The Government of Mongolia maintained its anti-trafficking law enforcement efforts. Mongolia prohibits all forms of human trafficking through Article 113 of its criminal code. Article 113, which defines trafficking in accordance with international law, prescribes up to 15 years’ imprisonment for trafficking offenses, penalties which are sufficiently stringent and commensurate with penalties prescribed for other serious offenses, such as rape. A more commonly used statute which does not describe trafficking in persons offenses but is used to prosecute sex trafficking cases, is Article 124 (inducing others to engage in prostitution and organizing of prostitution). It prohibits offenses such as setting up, running, or financing brothels or providing transportation or premises for prostitution, as well as “induced” prostitution, and prescribes up to five years’ imprisonment. Inducing a child into prostitution is a trafficking offense, but with regard to adults, it is only the use of force, fraud, or coercion that renders the crime of sex trafficking. Due to a general misconception that only girls can be victims of sexual exploitation, Article 113 is rarely used to prosecute sex trafficking cases involving boys; those cases that have reached trial have been charged under Article 125 (unnatural sexual gratification), which prescribes up to five years’ imprisonment and carries no aggravating penalties.
In 2013, the government investigated seven sex trafficking cases, prosecuted four cases involving five defendants, and convicted five offenders as compared to six convictions obtained in 2012. Four traffickers received sentences between three and five years’ imprisonment; one trafficker received a sentence of eight to 10 years’ imprisonment. The government obtained no forced labor convictions under Article 113 for four consecutive years; an investigation alleging forced labor remained pending at the end of the year. The State Investigative Agency (SIA) reported that China deported nine Mongolian citizens to Mongolia on trafficking charges. The SIA referred these cases for investigation.

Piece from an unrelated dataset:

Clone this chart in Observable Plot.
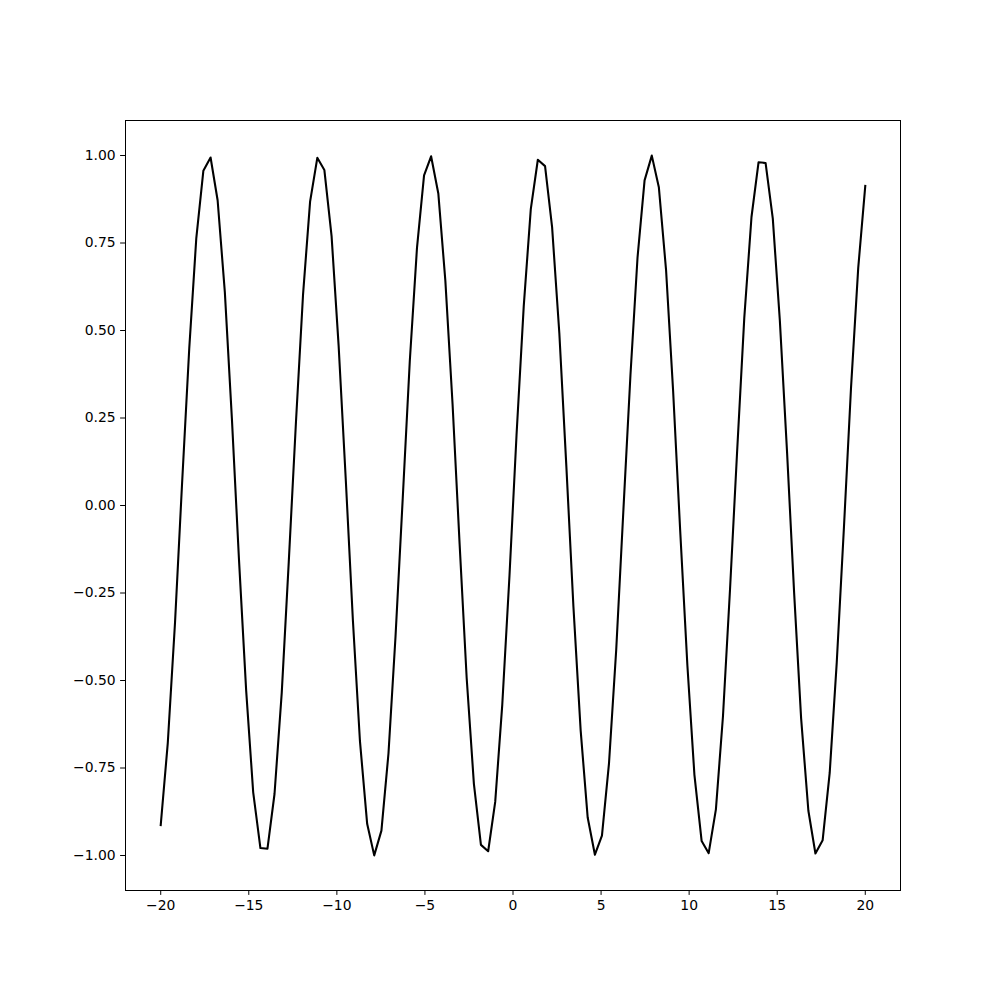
<!DOCTYPE html>
<html><head><meta charset="utf-8">
<script src="https://cdn.jsdelivr.net/npm/d3@7"></script>
<script src="https://cdn.jsdelivr.net/npm/@observablehq/plot@0.6"></script>
<style>body{margin:0;background:#fff}</style>
</head><body><div id="chart"></div>
<script>
const xValues = [
  -20.00, -19.60, -19.19, -18.79, -18.38, -17.98, -17.58, -17.17, -16.77, -16.36,
  -15.96, -15.56, -15.15, -14.75, -14.34, -13.94, -13.54, -13.13, -12.73, -12.32,
  -11.92, -11.52, -11.11, -10.71, -10.30, -9.90, -9.49, -9.09, -8.69, -8.28,
  -7.88, -7.47, -7.07, -6.67, -6.26, -5.86, -5.45, -5.05, -4.65, -4.24,
  -3.84, -3.43, -3.03, -2.63, -2.22, -1.82, -1.41, -1.01, -0.61, -0.20,
  0.20, 0.61, 1.01, 1.41, 1.82, 2.22, 2.63, 3.03, 3.43, 3.84,
  4.24, 4.65, 5.05, 5.45, 5.86, 6.26, 6.67, 7.07, 7.47, 7.88,
  8.28, 8.69, 9.09, 9.49, 9.90, 10.30, 10.71, 11.11, 11.52, 11.92,
  12.32, 12.73, 13.13, 13.54, 13.94, 14.34, 14.75, 15.15, 15.56, 15.96,
  16.36, 16.77, 17.17, 17.58, 17.98, 18.38, 18.79, 19.19, 19.60, 20.00
];
const yValues = [
  -0.9129, -0.6790, -0.3357, 0.0616, 0.4491, 0.7642, 0.9562, 0.9943, 0.8722, 0.6097,
  0.2490, -0.1518, -0.5282, -0.8195, -0.9788, -0.9805, -0.8243, -0.5354, -0.1602, 0.2408,
  0.6029, 0.8680, 0.9933, 0.9587, 0.7696, 0.4566, 0.0701, -0.3277, -0.6727, -0.9094,
  -0.9997, -0.9289, -0.7086, -0.3742, 0.0206, 0.4120, 0.7370, 0.9434, 0.9978, 0.8916,
  0.6418, 0.2886, -0.1111, -0.4928, -0.7952, -0.9696, -0.9878, -0.8469, -0.5696, -0.2006,
  0.2006, 0.5696, 0.8469, 0.9878, 0.9696, 0.7952, 0.4928, 0.1111, -0.2886, -0.6418,
  -0.8916, -0.9978, -0.9434, -0.7370, -0.4120, -0.0206, 0.3742, 0.7086, 0.9289, 0.9997,
  0.9094, 0.6727, 0.3277, -0.0701, -0.4566, -0.7696, -0.9587, -0.9933, -0.8680, -0.6029,
  -0.2408, 0.1602, 0.5354, 0.8243, 0.9805, 0.9788, 0.8195, 0.5282, 0.1518, -0.2490,
  -0.6097, -0.8722, -0.9943, -0.9562, -0.7642, -0.4491, -0.0616, 0.3357, 0.6790, 0.9129
];
const xTicks = [-20, -15, -10, -5, 0, 5, 10, 15, 20];
const yTicks = [-1, -0.75, -0.5, -0.25, 0, 0.25, 0.5, 0.75, 1];

const data = xValues.map((x, i) => ({x, y: yValues[i]}));

const chart = Plot.plot({
  width: 1000, height: 1000,
  marginLeft: 125, marginRight: 100, marginTop: 120, marginBottom: 110,
  style: {fontFamily: "DejaVu Sans", fontSize: "13.9px", background: "white", color: "black"},
  x: {domain: [-22, 22]},
  y: {domain: [-1.1, 1.1]},
  marks: [
    Plot.frame({stroke: "black", strokeWidth: 1}),
    Plot.axisX({ticks: xTicks, tickSize: 4.9, tickPadding: 4.9, label: null, tickFormat: d3.format("d")}),
    Plot.axisY({ticks: yTicks, tickSize: 4.9, tickPadding: 4.9, label: null, tickFormat: d3.format(".2f")}),
    Plot.line(data, {x: "x", y: "y", stroke: "black", strokeWidth: 2.08, strokeLinecap: "square", strokeLinejoin: "round"})
  ]
});
document.getElementById("chart").appendChild(chart);
</script>
</body></html>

The government did not issue all of the implementing regulations needed to guide law enforcement and judicial authorities on the anti-trafficking law enacted in early 2012. In 2013, the Criminal Police Department’s Organized Crime Division and SIA held regular training programs on trafficking investigations for 250 provincial and district law enforcement officers. In early 2014, the Sub-Council held three separate training events for law enforcement officers, prosecutors, and a range of other government and NGO representatives. However, frequent turnover among prosecutors, judges, and law enforcement officers undercut these training efforts and prevented government officials from gaining anti-trafficking expertise. In January 2014, the Law on the Police Service transferred some current responsibilities, including human trafficking, of the National Police Agency to the National Investigative Service (NIS). However, the law to establish the NIS has not yet passed, and the officers responsible for trafficking remained in an organizational limbo. Corruption among prosecutors, judges, and law enforcement personnel remained a significant problem in the country and a barrier to anti-trafficking progress. The Mongolian government did not report any investigations, prosecutions, or convictions of government employees complicit in trafficking.

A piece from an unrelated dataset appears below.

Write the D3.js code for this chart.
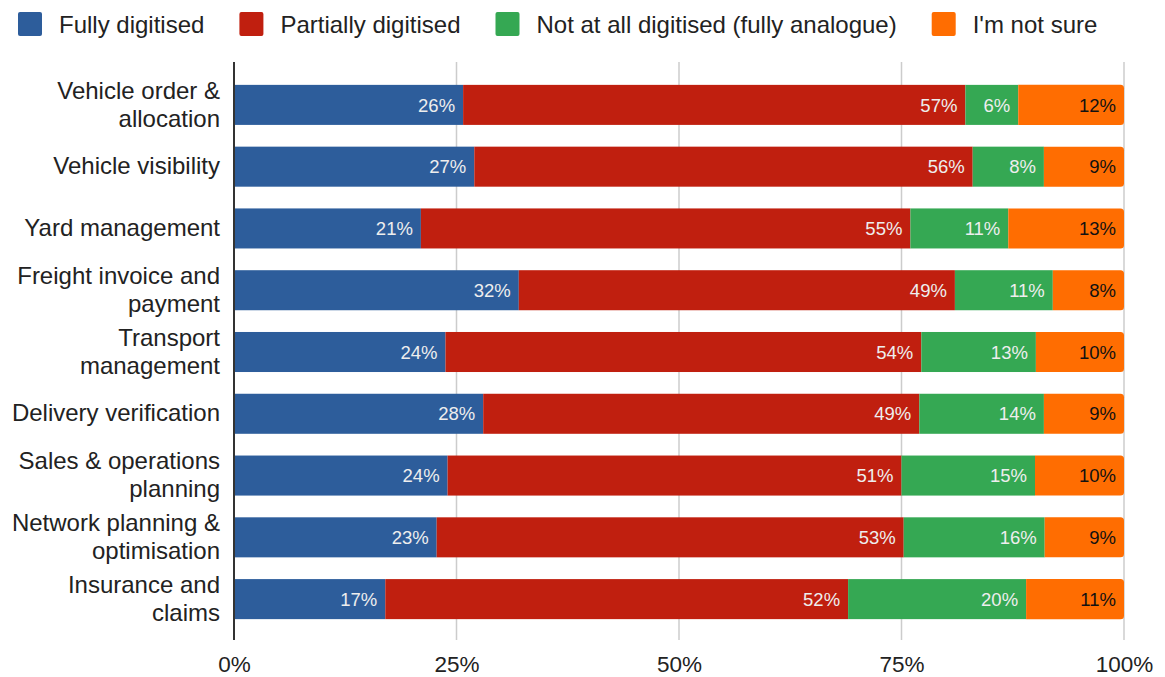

The Government of Mongolia made limited efforts to protect victims of trafficking. It did not employ systematic procedures for the proactive identification of trafficking victims, though authorities reported identifying 45 victims of forced prostitution in 2013, compared to 56 in 2012. The Mongolian government identified only two victims of forced labor. The Mongolian government provided the Gender Equality Center, an NGO that provided protective services to victims, the equivalent of approximately $4,000; this represents a decrease from the equivalent of approximately $5,000 to $8,000 the government provided two NGOs working on victim protection in 2012. The National Center against Violence (NCAV) reported receiving the equivalent of approximately $42,500 from the Ministry of Population Development and Social Welfare and the Ministry of Justice to renovate one of the NCAV’s domestic violence shelters, which could be used for trafficking victims. During the reporting period, NGOs provided protective services to 82 trafficking victims, including shelter for 14 victims. The government did not provide long-term resources to victims of trafficking.

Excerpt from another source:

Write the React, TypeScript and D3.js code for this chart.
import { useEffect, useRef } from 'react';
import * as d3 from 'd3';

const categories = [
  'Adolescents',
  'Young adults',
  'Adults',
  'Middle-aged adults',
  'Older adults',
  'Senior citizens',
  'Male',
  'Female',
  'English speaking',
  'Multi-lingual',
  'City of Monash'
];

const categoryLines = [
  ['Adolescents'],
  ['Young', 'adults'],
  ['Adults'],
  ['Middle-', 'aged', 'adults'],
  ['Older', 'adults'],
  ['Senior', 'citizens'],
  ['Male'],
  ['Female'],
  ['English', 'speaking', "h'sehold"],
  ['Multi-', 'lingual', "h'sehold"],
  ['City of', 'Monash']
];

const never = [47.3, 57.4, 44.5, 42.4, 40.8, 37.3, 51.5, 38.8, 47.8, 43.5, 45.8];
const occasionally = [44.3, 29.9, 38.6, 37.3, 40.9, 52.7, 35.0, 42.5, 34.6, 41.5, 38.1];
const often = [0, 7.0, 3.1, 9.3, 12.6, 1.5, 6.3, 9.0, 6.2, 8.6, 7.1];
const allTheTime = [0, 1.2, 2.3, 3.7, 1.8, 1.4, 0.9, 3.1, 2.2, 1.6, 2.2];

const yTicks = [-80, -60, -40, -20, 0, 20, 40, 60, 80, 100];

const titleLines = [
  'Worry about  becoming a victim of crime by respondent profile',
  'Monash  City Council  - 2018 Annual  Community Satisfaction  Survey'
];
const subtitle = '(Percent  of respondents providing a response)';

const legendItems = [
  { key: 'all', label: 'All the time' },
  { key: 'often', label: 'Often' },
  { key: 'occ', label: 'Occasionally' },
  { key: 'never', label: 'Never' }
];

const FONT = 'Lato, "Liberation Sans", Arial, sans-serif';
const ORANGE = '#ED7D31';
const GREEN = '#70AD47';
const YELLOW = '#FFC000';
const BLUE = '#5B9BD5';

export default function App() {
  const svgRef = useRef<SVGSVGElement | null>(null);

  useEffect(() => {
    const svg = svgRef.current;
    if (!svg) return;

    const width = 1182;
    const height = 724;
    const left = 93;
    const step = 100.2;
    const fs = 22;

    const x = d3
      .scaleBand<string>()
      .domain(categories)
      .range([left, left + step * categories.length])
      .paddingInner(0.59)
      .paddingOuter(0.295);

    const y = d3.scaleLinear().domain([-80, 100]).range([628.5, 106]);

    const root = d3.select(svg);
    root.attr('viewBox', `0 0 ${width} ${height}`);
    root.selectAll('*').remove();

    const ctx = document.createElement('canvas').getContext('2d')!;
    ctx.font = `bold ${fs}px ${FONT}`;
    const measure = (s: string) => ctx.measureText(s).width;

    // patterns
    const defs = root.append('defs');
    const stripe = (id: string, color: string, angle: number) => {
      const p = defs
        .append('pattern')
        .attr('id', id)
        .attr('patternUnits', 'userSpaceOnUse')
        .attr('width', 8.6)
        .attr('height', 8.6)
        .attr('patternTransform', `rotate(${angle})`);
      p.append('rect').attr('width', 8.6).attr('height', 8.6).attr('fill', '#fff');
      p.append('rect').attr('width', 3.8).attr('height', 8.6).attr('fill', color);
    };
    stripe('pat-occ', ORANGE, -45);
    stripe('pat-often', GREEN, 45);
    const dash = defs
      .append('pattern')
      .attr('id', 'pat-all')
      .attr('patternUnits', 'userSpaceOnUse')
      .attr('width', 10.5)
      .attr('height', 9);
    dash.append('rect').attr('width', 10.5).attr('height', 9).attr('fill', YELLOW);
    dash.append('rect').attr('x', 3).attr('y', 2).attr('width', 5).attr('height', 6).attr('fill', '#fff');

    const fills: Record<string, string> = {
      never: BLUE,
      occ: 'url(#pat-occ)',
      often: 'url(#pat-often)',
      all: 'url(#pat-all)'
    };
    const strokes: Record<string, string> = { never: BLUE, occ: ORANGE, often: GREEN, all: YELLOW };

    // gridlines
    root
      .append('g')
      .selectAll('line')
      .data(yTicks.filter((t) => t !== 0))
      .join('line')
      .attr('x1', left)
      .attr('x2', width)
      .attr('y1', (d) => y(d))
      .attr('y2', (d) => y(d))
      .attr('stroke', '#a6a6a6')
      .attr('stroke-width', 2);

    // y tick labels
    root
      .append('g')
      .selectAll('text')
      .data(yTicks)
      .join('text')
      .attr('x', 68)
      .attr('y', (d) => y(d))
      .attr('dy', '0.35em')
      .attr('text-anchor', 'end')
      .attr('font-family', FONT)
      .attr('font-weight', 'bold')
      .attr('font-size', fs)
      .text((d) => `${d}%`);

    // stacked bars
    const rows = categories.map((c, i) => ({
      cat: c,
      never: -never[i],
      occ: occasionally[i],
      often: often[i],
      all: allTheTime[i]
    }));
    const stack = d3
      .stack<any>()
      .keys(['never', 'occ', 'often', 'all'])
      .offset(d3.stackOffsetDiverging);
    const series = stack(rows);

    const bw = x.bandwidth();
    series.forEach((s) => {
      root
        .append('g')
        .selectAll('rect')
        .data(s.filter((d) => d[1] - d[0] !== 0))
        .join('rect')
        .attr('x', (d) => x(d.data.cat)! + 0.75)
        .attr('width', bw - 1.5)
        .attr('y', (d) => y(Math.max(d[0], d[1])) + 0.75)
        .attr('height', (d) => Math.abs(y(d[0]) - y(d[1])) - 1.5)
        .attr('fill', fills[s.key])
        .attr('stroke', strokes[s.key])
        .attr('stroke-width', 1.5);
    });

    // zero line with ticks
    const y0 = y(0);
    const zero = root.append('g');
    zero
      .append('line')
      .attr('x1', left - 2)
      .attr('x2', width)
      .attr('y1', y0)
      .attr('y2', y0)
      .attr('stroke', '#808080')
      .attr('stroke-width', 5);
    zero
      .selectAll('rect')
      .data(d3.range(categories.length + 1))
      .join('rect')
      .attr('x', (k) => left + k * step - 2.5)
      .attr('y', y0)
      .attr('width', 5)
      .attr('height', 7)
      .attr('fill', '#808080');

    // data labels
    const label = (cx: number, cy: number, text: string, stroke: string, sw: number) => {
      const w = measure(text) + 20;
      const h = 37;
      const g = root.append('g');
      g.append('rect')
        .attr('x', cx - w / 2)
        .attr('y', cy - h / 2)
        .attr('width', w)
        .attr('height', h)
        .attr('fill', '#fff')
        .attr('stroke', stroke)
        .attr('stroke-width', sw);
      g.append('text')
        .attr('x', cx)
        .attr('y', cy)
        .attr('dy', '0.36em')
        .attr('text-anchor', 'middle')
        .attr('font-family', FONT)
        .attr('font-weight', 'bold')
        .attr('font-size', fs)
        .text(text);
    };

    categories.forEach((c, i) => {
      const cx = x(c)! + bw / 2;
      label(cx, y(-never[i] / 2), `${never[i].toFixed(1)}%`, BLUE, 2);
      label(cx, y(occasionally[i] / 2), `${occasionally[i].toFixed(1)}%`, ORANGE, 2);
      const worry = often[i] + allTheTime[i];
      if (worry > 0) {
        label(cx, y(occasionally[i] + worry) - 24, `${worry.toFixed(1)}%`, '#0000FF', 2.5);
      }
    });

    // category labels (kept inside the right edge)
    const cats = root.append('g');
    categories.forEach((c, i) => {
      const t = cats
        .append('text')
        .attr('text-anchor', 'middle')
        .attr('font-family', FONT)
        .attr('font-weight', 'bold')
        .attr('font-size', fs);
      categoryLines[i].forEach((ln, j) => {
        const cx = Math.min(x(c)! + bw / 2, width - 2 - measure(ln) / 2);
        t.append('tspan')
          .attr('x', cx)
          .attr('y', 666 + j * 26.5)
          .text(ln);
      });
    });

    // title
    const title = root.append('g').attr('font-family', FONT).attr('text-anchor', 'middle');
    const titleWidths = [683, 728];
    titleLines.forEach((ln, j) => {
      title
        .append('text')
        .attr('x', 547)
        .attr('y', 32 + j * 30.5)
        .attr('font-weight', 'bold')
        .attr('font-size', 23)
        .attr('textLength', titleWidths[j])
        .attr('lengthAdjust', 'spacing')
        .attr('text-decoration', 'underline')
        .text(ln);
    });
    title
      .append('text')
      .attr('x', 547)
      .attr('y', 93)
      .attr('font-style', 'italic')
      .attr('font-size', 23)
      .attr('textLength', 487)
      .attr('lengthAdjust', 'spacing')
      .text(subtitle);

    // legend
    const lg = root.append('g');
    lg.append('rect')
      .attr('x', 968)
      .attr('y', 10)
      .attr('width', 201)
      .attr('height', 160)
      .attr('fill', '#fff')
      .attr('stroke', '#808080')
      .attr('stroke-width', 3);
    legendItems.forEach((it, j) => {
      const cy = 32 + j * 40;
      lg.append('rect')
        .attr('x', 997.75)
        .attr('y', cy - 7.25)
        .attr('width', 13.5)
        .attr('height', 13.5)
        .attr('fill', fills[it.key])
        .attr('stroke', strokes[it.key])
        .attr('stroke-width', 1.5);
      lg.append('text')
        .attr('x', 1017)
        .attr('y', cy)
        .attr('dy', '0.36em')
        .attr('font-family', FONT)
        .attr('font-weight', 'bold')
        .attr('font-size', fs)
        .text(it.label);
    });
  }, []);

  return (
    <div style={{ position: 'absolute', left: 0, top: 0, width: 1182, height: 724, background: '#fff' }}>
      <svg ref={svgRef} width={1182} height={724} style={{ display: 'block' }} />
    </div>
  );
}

In January 2014, the Law on Victim and Witness Protection went into effect. This law requires the government to provide for the safety and psychological well-being of victims and witnesses during the investigation and prosecution of a crime. It further mandates that victim protection measures be put in place—including physical protection, use of safe houses, protection of victims’ identity, and psychological counseling. In 2013, the Ministry of Justice, with an international NGO, administered a legal assistance fund for victims as an interim measure until the Law on Victim and Witness Protection is fully implemented. Several additional pending regulations will mandate the provision of psychological counseling, job assistance, and rehabilitation to victims in Mongolia, and shelter and repatriation funds for Mongolian victims identified abroad. The government reported that the relevant agencies will implement and fund the regulations for the new law; however, Mongolia’s 2013 budget did not include any funding to assist trafficking victims support shelters. The law does not provide foreign victims with legal alternatives to repatriation where it would constitute a significant risk of hardship, torture, or death. Victims continued to be punished for unlawful acts committed as a direct result of their being trafficked, including Mongolian children in prostitution who were arrested and detained without screening to determine if third-party adults benefited from their prostitution. Foreign trafficking victims in Mongolia, especially Chinese laborers, were sometimes fined for violating their visa terms and expelled from Mongolia. Mongolian law does not provide incentives for victims to assist in trafficking investigations and prosecutions.
The Government of Mongolia demonstrated moderate efforts to prevent trafficking. The Anti-Trafficking Sub-Council, the government’s coordinating body for anti-trafficking efforts, was reconstituted in January 2013 and worked on revising the national action plan to account for the 2012 anti-trafficking law and judicial sector restructuring. The council, with financial assistance from an international NGO, organized a human trafficking training for journalists. The Ministry of Foreign Affairs (MFA) posted a message warning Mongolian citizens of fraudulent job or educational offers abroad on the MFA website. The National Police Agency, in conjunction with the Ministry of Justice, created an awareness poster and disseminated copies to police departments in all Mongolian provinces and Ulaanbaatar districts. Several ministries partnered to develop 300,000 passport inserts providing travelers the name and contact information of the Criminal Police; these were distributed at major transportation hubs. All 1,300 deployed Mongolian Armed Forces peacekeepers received anti-trafficking training. However, the government made no discernible efforts to prosecute recruiters and brokers, or to investigate the living standards or labor conditions of North Korean contract laborers working in Mongolia. The government did not take any measures to reduce the demand for commercial sex acts or to address child sex tourism in the country.